Deciphering Earth’s history

Scientists know there are times in the Earth’s history where there was no ice at all. So, how did this transfer of ice into the ocean raise the sea level? How did that affect life? “These are the questions we want to answer,” Cowan said.

In deciphering clues left in the mud, Cowan’s team looks at composition, grain size, microfossils and vegetation. These microscopic details reveal how life responded to warming and cooling temperatures.

They can determine how fast the change will come – centuries or decades. Though 100 years is a blink of an eye in geological time, Cowan warns that the Earth may be on the edge of a 21st-century climatological disaster.

“If it has happened in the Earth’s past, it can happen again,” said Cowan. “There are definite periods in our planet’s history where the climate changed dramatically in just decades, not centuries.”

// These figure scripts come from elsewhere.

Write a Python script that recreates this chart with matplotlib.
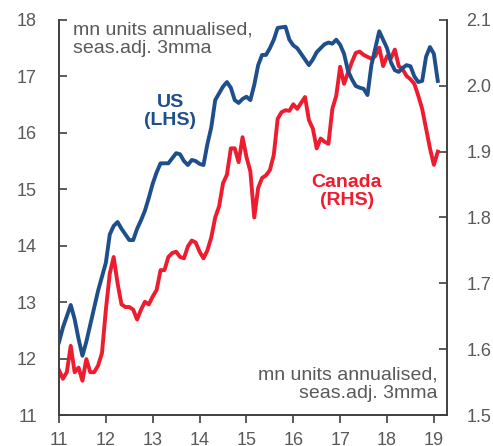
import numpy as np
import matplotlib.pyplot as plt

plt.rcParams['font.family'] = ['Liberation Sans', 'DejaVu Sans']

# monthly, Jan 2011 - Feb 2019
us_sales = [12.29, 12.55, 12.75, 12.95, 12.70, 12.35, 12.05, 12.30, 12.60, 12.90,
            13.20, 13.45, 13.70, 14.20, 14.35, 14.42, 14.30, 14.20, 14.10, 14.10,
            14.30, 14.45, 14.62, 14.85, 15.10, 15.30, 15.46, 15.46, 15.46, 15.55,
            15.64, 15.62, 15.50, 15.43, 15.52, 15.50, 15.45, 15.43, 15.80, 16.10,
            16.58, 16.70, 16.82, 16.90, 16.80, 16.58, 16.53, 16.60, 16.64, 16.58,
            16.85, 17.20, 17.38, 17.38, 17.50, 17.65, 17.86, 17.87, 17.88, 17.65,
            17.55, 17.50, 17.40, 17.30, 17.20, 17.30, 17.43, 17.50, 17.57, 17.60,
            17.58, 17.65, 17.56, 17.40, 17.10, 16.95, 16.83, 16.80, 16.78, 16.67,
            17.20, 17.50, 17.80, 17.65, 17.50, 17.25, 17.11, 17.08, 17.15, 17.20,
            17.18, 17.00, 16.90, 16.92, 17.35, 17.52, 17.40, 16.92]

canada_sales = [1.568, 1.555, 1.565, 1.605, 1.565, 1.572, 1.552, 1.585, 1.565, 1.565,
                1.575, 1.594, 1.660, 1.715, 1.740, 1.700, 1.668, 1.664, 1.664, 1.660,
                1.645, 1.660, 1.672, 1.668, 1.680, 1.690, 1.720, 1.720, 1.740, 1.746,
                1.748, 1.740, 1.738, 1.756, 1.765, 1.762, 1.748, 1.738, 1.750, 1.770,
                1.800, 1.817, 1.852, 1.865, 1.905, 1.905, 1.884, 1.922, 1.892, 1.870,
                1.800, 1.845, 1.860, 1.864, 1.872, 1.895, 1.950, 1.960, 1.963, 1.962,
                1.972, 1.965, 1.974, 1.983, 1.948, 1.935, 1.905, 1.920, 1.915, 1.912,
                1.965, 1.985, 2.029, 2.003, 2.020, 2.036, 2.050, 2.052, 2.047, 2.044,
                2.041, 2.045, 2.058, 2.030, 2.045, 2.042, 2.055, 2.030, 2.025, 2.015,
                2.010, 2.003, 1.985, 1.965, 1.935, 1.905, 1.880, 1.900]

year_ticks = [11, 12, 13, 14, 15, 16, 17, 18, 19]
left_ticks = [11, 12, 13, 14, 15, 16, 17, 18]
right_ticks = [1.5, 1.6, 1.7, 1.8, 1.9, 2.0, 2.1]

blue = '#1F4E8C'
red = '#ED1C2E'
grey = '#404040'
txt = '#595959'

x = 11 + np.arange(len(us_sales)) / 12

fig = plt.figure(figsize=(4.93, 4.46), dpi=100)
ax = fig.add_axes([0.1197, 0.0695, 0.787, 0.8857])
ax2 = ax.twinx()

ax.plot(x, us_sales, color=blue, lw=2.8, solid_joinstyle='round', zorder=3)
ax2.plot(x, canada_sales, color=red, lw=2.8, solid_joinstyle='round')
ax.set_zorder(ax2.get_zorder() + 1)
ax.patch.set_visible(False)

ax.set_xlim(11, 19.28)
ax.set_ylim(11, 18)
ax2.set_ylim(1.5, 2.1)
ax.set_xticks(year_ticks)
ax.set_xticklabels([str(t) for t in year_ticks])
ax.set_yticks(left_ticks)
ax2.set_yticks(right_ticks)
ax2.set_yticklabels(['%.1f' % t for t in right_ticks])

for a in (ax, ax2):
    a.spines['top'].set_visible(False)
    for s in ('left', 'right', 'bottom'):
        a.spines[s].set_color(grey)
        a.spines[s].set_linewidth(1.2)
ax.tick_params(axis='y', direction='in', length=6, width=1.2, color=grey,
               labelsize=13, labelcolor=txt, pad=16)
ax2.tick_params(axis='y', direction='in', length=6, width=1.2, color=grey,
                labelsize=13, labelcolor=txt, pad=14)
ax.tick_params(axis='x', direction='out', length=6, width=1.2, color=grey,
               labelsize=13, labelcolor=txt, pad=6)

note = 'mn units annualised,\nseas.adj. 3mma'
ax.text(0.036, 0.995, note, transform=ax.transAxes, fontsize=14, color=txt,
        va='top', ha='left', linespacing=1.08)
ax.text(0.976, 0.033, note, transform=ax.transAxes, fontsize=14, color=txt,
        ha='right', va='bottom', linespacing=1.08)

ax.text(13.37, 16.38, 'US\n(LHS)', fontsize=14, fontweight='bold', color=blue,
        ha='center', va='center', linespacing=1.12)
ax.text(17.14, 14.96, 'Canada\n(RHS)', fontsize=14, fontweight='bold', color=red,
        ha='center', va='center', linespacing=1.12)

# title sits mostly above the canvas, as in the cropped original
fig.text(0.5, 1 + 0.5 / 446, 'Canadian and US vehicle sales', fontsize=14,
         color=grey, ha='center', va='baseline')

fig.savefig('out.png', dpi=100)
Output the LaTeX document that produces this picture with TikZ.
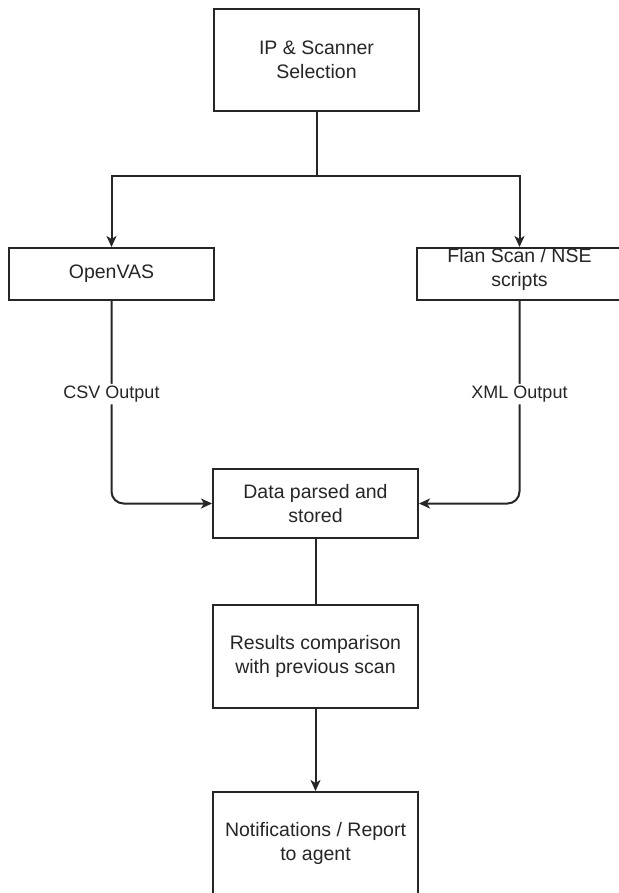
\documentclass[tikz,border=0pt]{standalone}
\usepackage{fontspec}
\setmainfont{Liberation Sans}
\usetikzlibrary{arrows.meta,positioning}
\begin{document}
\begin{tikzpicture}[x=1pt,y=-1pt,line width=2pt,draw=black!85,>={Stealth[length=11pt,width=10pt,inset=3pt]}]
    \tikzstyle{box}=[draw,rectangle,minimum width=205pt,inner sep=0pt,align=center,text=black!85,font=\fontsize{19.5}{24}\selectfont]
    \tikzstyle{lbl}=[fill=white,inner sep=2pt,text=black!85,font=\fontsize{18}{22}\selectfont]

    \useasboundingbox (0,0) rectangle (618,893);

    % Selection step
    \node[box,minimum height=102pt] (sel) at (316.5,60) {IP \& Scanner\\Selection};

    % Scanners
    \node[box,minimum height=52pt] (ovas) at (111.5,274) {OpenVAS};
    \node[box,minimum height=52pt,text depth=13pt] (flan) at (519.5,274) {Flan Scan / NSE\\scripts};

    % Processing steps
    \node[box,minimum height=69pt] (data) at (315.5,503.5) {Data parsed and\\stored};
    \node[box,minimum height=103pt] (cmp) at (315.5,656.5) {Results comparison\\with previous scan};
    \node[box,minimum height=102pt] (notif) at (315.5,843) {Notifications / Report\\to agent};

    % Connect selection to scanners
    \coordinate (split) at (316.5,176);
    \draw[->] (sel) -- (split) -| (ovas);
    \draw[->] (split) -| (flan);

    % Connect scanners to parsing
    \draw[->,rounded corners=12pt] (ovas) |- node[lbl,pos=0.23] {CSV Output} (data);
    \draw[->,rounded corners=12pt] (flan) |- node[lbl,pos=0.23] {XML Output} (data);

    % Connect parsing to comparison to notification
    \draw (data) -- (cmp);
    \draw[->] (cmp) -- (notif);

\end{tikzpicture}
\end{document}
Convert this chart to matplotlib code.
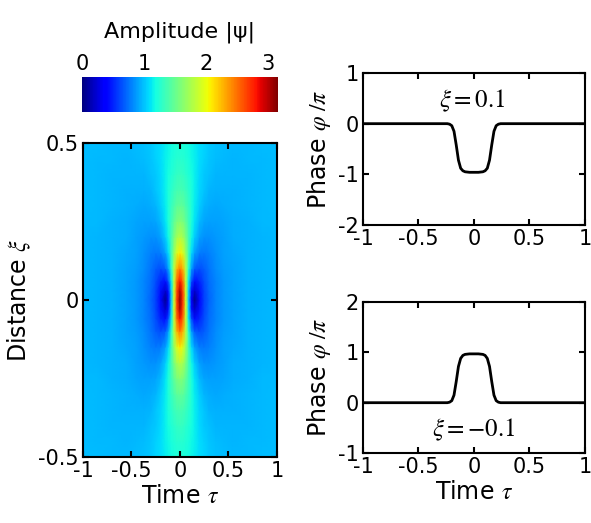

If that happens, Cowan said, expect “a rapid rise in water – and by rapid I mean 30, 20 or even 10 years.” Pacific islanders would be affected first. “It is not flooding that will hit first, but rather a fight for fresh water as the salt water rises, mixes into the fresh and contaminates the water supply. We’re talking about the displacement and relocation of millions of people because no fresh water will be available,” she said.

Cowan says the United States won’t notice the rise in sea level until the country is hit by major storms. “If the sea level is just a bit higher, the damage from hurricanes and other storms will be more catastrophic.” She estimates that the Outer Banks will be the first to go, and cities near coastal areas would be in jeopardy because just a half-meter rise in water levels would go very far inland.

“The Earth went through this rapid glacial melting and water rising in the past, so it would be neglectful for us as geologists not to look at what happened,” she said.

“I hope there is still time to take action and turn this climate warming around,” Cowan said. “If we can reduce the output of carbon dioxide emissions, we do have a chance. You can’t do it quickly on a dime, but with small adjustments over time you can get it going in a different direction.”

Expert scientist, devoted teacher

Cowan believes strongly in providing research opportunities for students in Appalachian’s Department of Geology, which only has undergraduates. She has taken students on her trips to Alaska to conduct field work, and welcomed their help in Appalachian’s labs where she examines the core samples more closely.

“It is a unique experience for undergraduate students to be aboard major research vessels out at sea and to go on hiking expeditions on glaciers. These are things not many people will get a chance to see,” Cowan said.

“We’ve had enjoyable times traveling in the field together, but it’s also a way for them to recognize the challenges of doing scientific research – the fact that you pose questions that you may not always find the answers to. It’s much different from reading a textbook and thinking that everything is always known. In our research, we’re always finding out new things.”

Graduates of Appalachian’s Department of Geology have gone on to careers as teachers and geologists, and have entered programs for master’s and doctoral degrees.